In January the President announced additional actions to help reduce oil and gas industry methane emissions 40 to 45 percent from 2012 levels by 2025. In the same announcement, the President acknowledged that the industry’s methane emissions are down 16 percent from 1990 levels — oil production is up 28 percent and natural gas production is up 52 percent since 1990, which we know is no small feat.

The tally of recently implemented or announced air emission regulations affecting the oil and gas industry, prior to the January announcement:

  • Low-emission or green completions required for gas wells by 2015. (Environmental Protection Agency, EPA)
  • EPA reduced ozone standards to 70 parts per billion in 2015. EPA published separate guidelines for reducing emissions from oil and gas operations in non-attainment areas.
  • The Clean Power Plan (EPA) efforts to cut greenhouse gas emissions target natural gas-fired as well as coal-fired power generation. (The Supreme Court stayed implementation of the rule in February.)
  • The Bureau of Land Management (BLM) 2015 hydraulic fracturing rule. (The U.S. District Court for Wyoming is blocking enforcement of the rule.)
  • BLM “waste reduction” rule that would severely restrict methane venting and flaring is open for comment until April 22.
  • Methane and VOC requirements for additional new and modified sources in the oil and gas industry (proposed August 2015).
  • Now the President’s proposes to regulating methane and VOC from existing oil and natural gas facilities — including wells, gathering lines, processing facilities, transmission and storage facilities.

The good news: The newest proposed rule will, by EPA’s own admission, not be completed during the Obama Administration.

As the first step, EPA announced that they will issue an Information Collection Request (ICR) to collect "data on existing sources of methane emissions, technologies to reduce those emissions and the costs of those technologies in the production, gathering, processing, and transmission and storage segments of the oil and gas sector."
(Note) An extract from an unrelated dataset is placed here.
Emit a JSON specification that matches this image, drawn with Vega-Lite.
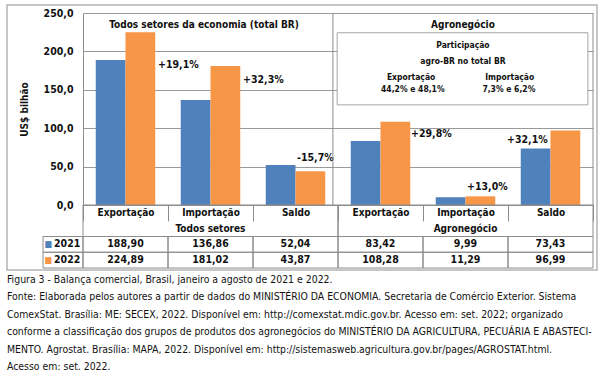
{
  "$schema": "https://vega.github.io/schema/vega-lite/v6.json",
  "width": 590,
  "height": 265,
  "padding": {"left": 7, "top": 5, "right": 7, "bottom": 2},
  "background": "white",
  "config": {
    "font": "DejaVu Sans Condensed, DejaVu Sans, sans-serif",
    "view": {"stroke": "#b4b4b4", "strokeWidth": 1.5},
    "locale": {"number": {"decimal": ",", "thousands": ".", "grouping": [3], "currency": ["R$", ""]}},
    "text": {"color": "#111111"}
  },
  "title": {
    "text": "Figura 3 - Balança comercial, Brasil, janeiro a agosto de 2021 e 2022.",
    "subtitle": [
      "Fonte: Elaborada pelos autores a partir de dados do MINISTÉRIO DA ECONOMIA. Secretaria de Comércio Exterior. Sistema",
      "ComexStat. Brasília: ME: SECEX, 2022. Disponível em: http://comexstat.mdic.gov.br. Acesso em: set. 2022; organizado",
      "conforme a classificação dos grupos de produtos dos agronegócios do MINISTÉRIO DA AGRICULTURA, PECUÁRIA E ABASTECI-",
      "MENTO. Agrostat. Brasília: MAPA, 2022. Disponível em: http://sistemasweb.agricultura.gov.br/pages/AGROSTAT.html.",
      "Acesso em: set. 2022."
    ],
    "orient": "bottom",
    "anchor": "start",
    "frame": "group",
    "offset": 5,
    "fontSize": 10.4,
    "fontWeight": "normal",
    "color": "#111111",
    "subtitleFontSize": 10.4,
    "subtitleColor": "#111111",
    "subtitlePadding": 7,
    "subtitleLineHeight": 17.5
  },
  "datasets": {
    "d": [
      {"grupo": "Todos setores", "cat": "Exportação", "key": "Todos setores|Exportação", "ano": "2021", "valor": 188.90},
      {"grupo": "Todos setores", "cat": "Exportação", "key": "Todos setores|Exportação", "ano": "2022", "valor": 224.89},
      {"grupo": "Todos setores", "cat": "Importação", "key": "Todos setores|Importação", "ano": "2021", "valor": 136.86},
      {"grupo": "Todos setores", "cat": "Importação", "key": "Todos setores|Importação", "ano": "2022", "valor": 181.02},
      {"grupo": "Todos setores", "cat": "Saldo", "key": "Todos setores|Saldo", "ano": "2021", "valor": 52.04},
      {"grupo": "Todos setores", "cat": "Saldo", "key": "Todos setores|Saldo", "ano": "2022", "valor": 43.87},
      {"grupo": "Agronegócio", "cat": "Exportação", "key": "Agronegócio|Exportação", "ano": "2021", "valor": 83.42},
      {"grupo": "Agronegócio", "cat": "Exportação", "key": "Agronegócio|Exportação", "ano": "2022", "valor": 108.28},
      {"grupo": "Agronegócio", "cat": "Importação", "key": "Agronegócio|Importação", "ano": "2021", "valor": 9.99},
      {"grupo": "Agronegócio", "cat": "Importação", "key": "Agronegócio|Importação", "ano": "2022", "valor": 11.29},
      {"grupo": "Agronegócio", "cat": "Saldo", "key": "Agronegócio|Saldo", "ano": "2021", "valor": 73.43},
      {"grupo": "Agronegócio", "cat": "Saldo", "key": "Agronegócio|Saldo", "ano": "2022", "valor": 96.99}
    ],
    "var": [
      {"key": "Todos setores|Exportação", "valor": 224.89, "variacao": "+19,1%"},
      {"key": "Todos setores|Importação", "valor": 181.02, "variacao": "+32,3%"},
      {"key": "Todos setores|Saldo", "valor": 43.87, "variacao": "-15,7%"},
      {"key": "Agronegócio|Exportação", "valor": 108.28, "variacao": "+29,8%"},
      {"key": "Agronegócio|Importação", "valor": 11.29, "variacao": "+13,0%"},
      {"key": "Agronegócio|Saldo", "valor": 96.99, "variacao": "+32,1%"}
    ]
  },
  "resolve": {
    "scale": {"x": "independent", "y": "independent", "color": "independent"},
    "axis": {"x": "independent", "y": "independent"}
  },
  "layer": [
    {
      "data": {"name": "d"},
      "encoding": {
        "x": {
          "field": "key", "type": "nominal",
          "scale": {"domain": ["Todos setores|Exportação", "Todos setores|Importação", "Todos setores|Saldo", "Agronegócio|Exportação", "Agronegócio|Importação", "Agronegócio|Saldo"], "range": [76, 586], "paddingInner": 0, "paddingOuter": 0},
          "axis": {
            "orient": "bottom", "offset": -65, "title": null,
            "labelExpr": "split(datum.value, '|')[1]", "labelAngle": 0,
            "tickBand": "extent", "tickExtra": true, "ticks": true, "tickSize": 16,
            "tickColor": "#8c8c8c", "domainColor": "#8c8c8c",
            "labelPadding": -14, "labelFontSize": 10, "labelFontWeight": "bold",
            "labelColor": "#111111", "grid": false, "labelOverlap": false
          }
        }
      },
      "layer": [
        {
          "mark": {"type": "bar"},
          "encoding": {
            "xOffset": {"field": "ano", "type": "nominal", "scale": {"domain": ["2021", "2022"], "paddingInner": 0, "paddingOuter": 0.4286}},
            "y": {
              "field": "valor", "type": "quantitative",
              "scale": {"domain": [0, 250], "range": [200, 8], "nice": false, "zero": true},
              "axis": {
                "orient": "left", "offset": -76, "values": [0, 50, 100, 150, 200, 250],
                "format": ".1f", "ticks": false, "tickSize": 0, "labelPadding": 10,
                "labelFontSize": 10.5, "labelFontWeight": "bold", "labelColor": "#111111",
                "domain": true, "domainColor": "#8c8c8c",
                "grid": true, "gridColor": "#9a9a9a",
                "title": "US$ bilhão", "titleFontSize": 10, "titleFontWeight": "bold",
                "titleColor": "#111111", "titlePadding": 14
              }
            },
            "color": {"field": "ano", "type": "nominal", "scale": {"domain": ["2021", "2022"], "range": ["#4f81bd", "#f79646"]}, "legend": null}
          }
        },
        {
          "data": {"name": "var"},
          "transform": [{"filter": "datum.key == 'Todos setores|Exportação'"}],
          "mark": {"type": "text", "align": "left", "baseline": "middle", "dx": 32.5, "dy": 32.4, "fontSize": 10.5, "fontWeight": "bold"},
          "encoding": {"y": {"field": "valor", "type": "quantitative"}, "text": {"field": "variacao"}}
        },
        {
          "data": {"name": "var"},
          "transform": [{"filter": "datum.key == 'Todos setores|Importação'"}],
          "mark": {"type": "text", "align": "left", "baseline": "middle", "dx": 32.5, "dy": 13.8, "fontSize": 10.5, "fontWeight": "bold"},
          "encoding": {"y": {"field": "valor", "type": "quantitative"}, "text": {"field": "variacao"}}
        },
        {
          "data": {"name": "var"},
          "transform": [{"filter": "datum.key == 'Todos setores|Saldo'"}],
          "mark": {"type": "text", "align": "left", "baseline": "middle", "dx": 1.5, "dy": -13.4, "fontSize": 10.5, "fontWeight": "bold"},
          "encoding": {"y": {"field": "valor", "type": "quantitative"}, "text": {"field": "variacao"}}
        },
        {
          "data": {"name": "var"},
          "transform": [{"filter": "datum.key == 'Agronegócio|Exportação'"}],
          "mark": {"type": "text", "align": "left", "baseline": "middle", "dx": 30.5, "dy": 12, "fontSize": 10.5, "fontWeight": "bold"},
          "encoding": {"y": {"field": "valor", "type": "quantitative"}, "text": {"field": "variacao"}}
        },
        {
          "data": {"name": "var"},
          "transform": [{"filter": "datum.key == 'Agronegócio|Importação'"}],
          "mark": {"type": "text", "align": "left", "baseline": "middle", "dx": 1.5, "dy": -9.3, "fontSize": 10.5, "fontWeight": "bold"},
          "encoding": {"y": {"field": "valor", "type": "quantitative"}, "text": {"field": "variacao"}}
        },
        {
          "data": {"name": "var"},
          "transform": [{"filter": "datum.key == 'Agronegócio|Saldo'"}],
          "mark": {"type": "text", "align": "left", "baseline": "middle", "dx": -43.5, "dy": 9.4, "fontSize": 10.5, "fontWeight": "bold"},
          "encoding": {"y": {"field": "valor", "type": "quantitative"}, "text": {"field": "variacao"}}
        }
      ]
    },
    {
      "data": {"name": "d"},
      "encoding": {
        "x": {"field": "key", "type": "nominal", "scale": {"domain": ["Todos setores|Exportação", "Todos setores|Importação", "Todos setores|Saldo", "Agronegócio|Exportação", "Agronegócio|Importação", "Agronegócio|Saldo"], "range": [76, 586], "paddingInner": 0, "paddingOuter": 0}, "axis": null},
        "y": {"field": "ano", "type": "nominal", "scale": {"domain": ["cat", "grp", "2021", "2022"], "range": [200, 263], "paddingInner": 0, "paddingOuter": 0}, "axis": null}
      },
      "layer": [
        {"mark": {"type": "rect", "fill": "transparent", "stroke": "#8c8c8c", "strokeWidth": 1}},
        {"mark": {"type": "text", "fontSize": 10.5, "fontWeight": "bold"}, "encoding": {"text": {"field": "valor", "type": "quantitative", "format": ".2f"}}}
      ]
    },
    {
      "data": {"name": "d"},
      "transform": [{"aggregate": [{"op": "count", "as": "n"}], "groupby": ["grupo"]}],
      "encoding": {
        "x": {"field": "grupo", "type": "nominal", "scale": {"domain": ["Todos setores", "Agronegócio"], "range": [76, 586], "paddingInner": 0, "paddingOuter": 0}, "axis": null},
        "y": {"datum": "head", "type": "nominal", "scale": {"domain": ["head", "vals"], "range": [200, 263], "paddingInner": 0, "paddingOuter": 0}, "axis": null}
      },
      "layer": [
        {"mark": {"type": "rect", "fill": "transparent", "stroke": "#8c8c8c", "strokeWidth": 1}},
        {"mark": {"type": "text", "dy": 8, "fontSize": 10, "fontWeight": "bold"}, "encoding": {"text": {"field": "grupo"}}}
      ]
    },
    {
      "data": {"name": "d"},
      "transform": [{"aggregate": [{"op": "count", "as": "n"}], "groupby": ["ano"]}],
      "encoding": {
        "x": {"datum": "leg", "type": "nominal", "scale": {"domain": ["leg"], "range": [36, 76], "paddingInner": 0, "paddingOuter": 0}, "axis": null},
        "y": {"field": "ano", "type": "nominal", "scale": {"domain": ["cat", "grp", "2021", "2022"], "range": [200, 263], "paddingInner": 0, "paddingOuter": 0}, "axis": null}
      },
      "layer": [
        {"mark": {"type": "rect", "fill": "transparent", "stroke": "#8c8c8c", "strokeWidth": 1}},
        {"mark": {"type": "text", "text": "■", "fontSize": 9, "dx": -14.7}, "encoding": {"color": {"field": "ano", "type": "nominal", "scale": {"domain": ["2021", "2022"], "range": ["#4f81bd", "#f79646"]}, "legend": null}}},
        {"mark": {"type": "text", "align": "left", "dx": -9, "fontSize": 10.5, "fontWeight": "bold"}, "encoding": {"text": {"field": "ano"}}}
      ]
    },
    {
      "data": {"values": [{}]},
      "layer": [
        {
          "mark": {"type": "rule", "color": "#8c8c8c", "strokeWidth": 1},
          "encoding": {
            "x": {"datum": 2.94, "type": "quantitative", "scale": {"domain": [0, 6], "range": [76, 586], "nice": false, "zero": false}, "axis": null},
            "y": {"datum": 0, "type": "quantitative", "scale": {"domain": [0, 250], "range": [200, 8], "nice": false}, "axis": null},
            "y2": {"datum": 250}
          }
        },
        {
          "mark": {"type": "rule", "color": "#8c8c8c", "strokeWidth": 1},
          "encoding": {
            "x": {"datum": 6, "type": "quantitative"},
            "y": {"datum": 0, "type": "quantitative"},
            "y2": {"datum": 250}
          }
        },
        {
          "mark": {"type": "rect", "fill": "white", "stroke": "#a6a6a6", "strokeWidth": 1},
          "encoding": {
            "x": {"datum": 2.99, "type": "quantitative"},
            "x2": {"datum": 5.94},
            "y": {"datum": 224.3, "type": "quantitative"},
            "y2": {"datum": 130.4}
          }
        },
        {
          "mark": {"type": "text", "text": "Todos setores da economia (total BR)", "fontSize": 10, "fontWeight": "bold"},
          "encoding": {"x": {"datum": 1.424, "type": "quantitative"}, "y": {"datum": 234.8, "type": "quantitative"}}
        },
        {
          "mark": {"type": "text", "text": "Agronegócio", "fontSize": 10, "fontWeight": "bold"},
          "encoding": {"x": {"datum": 4.47, "type": "quantitative"}, "y": {"datum": 234.8, "type": "quantitative"}}
        },
        {
          "mark": {"type": "text", "text": "Participação", "fontSize": 8.5, "fontWeight": "bold"},
          "encoding": {"x": {"datum": 4.47, "type": "quantitative"}, "y": {"datum": 208.7, "type": "quantitative"}}
        },
        {
          "mark": {"type": "text", "text": "agro-BR no total BR", "fontSize": 8.5, "fontWeight": "bold"},
          "encoding": {"x": {"datum": 4.47, "type": "quantitative"}, "y": {"datum": 187.8, "type": "quantitative"}}
        },
        {
          "mark": {"type": "text", "text": "Exportação", "fontSize": 8.5, "fontWeight": "bold"},
          "encoding": {"x": {"datum": 3.86, "type": "quantitative"}, "y": {"datum": 167.0, "type": "quantitative"}}
        },
        {
          "mark": {"type": "text", "text": "44,2% e 48,1%", "fontSize": 8.5, "fontWeight": "bold"},
          "encoding": {"x": {"datum": 3.88, "type": "quantitative"}, "y": {"datum": 151.3, "type": "quantitative"}}
        },
        {
          "mark": {"type": "text", "text": "Importação", "fontSize": 8.5, "fontWeight": "bold"},
          "encoding": {"x": {"datum": 5.02, "type": "quantitative"}, "y": {"datum": 167.0, "type": "quantitative"}}
        },
        {
          "mark": {"type": "text", "text": "7,3% e 6,2%", "fontSize": 8.5, "fontWeight": "bold"},
          "encoding": {"x": {"datum": 5.01, "type": "quantitative"}, "y": {"datum": 151.3, "type": "quantitative"}}
        }
      ]
    }
  ]
}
The procedural review of the ICR that is required by Paperwork Reduction Act of 1995 (designed to reduce the burden of government paperwork on businesses and individuals) will significantly delay and limit the size of the data collection.

However, new data on facility emissions is certainly needed. The EPA bases its oil and gas equipment emission factors, in part, on emissions from oil and gas equipment gathered by the Gas Research Institute, GRI, in 1992.

In addition, there were almost no systematic field monitoring studies published before 2012, and the relatively small number of new studies tends to produce more questions than answers.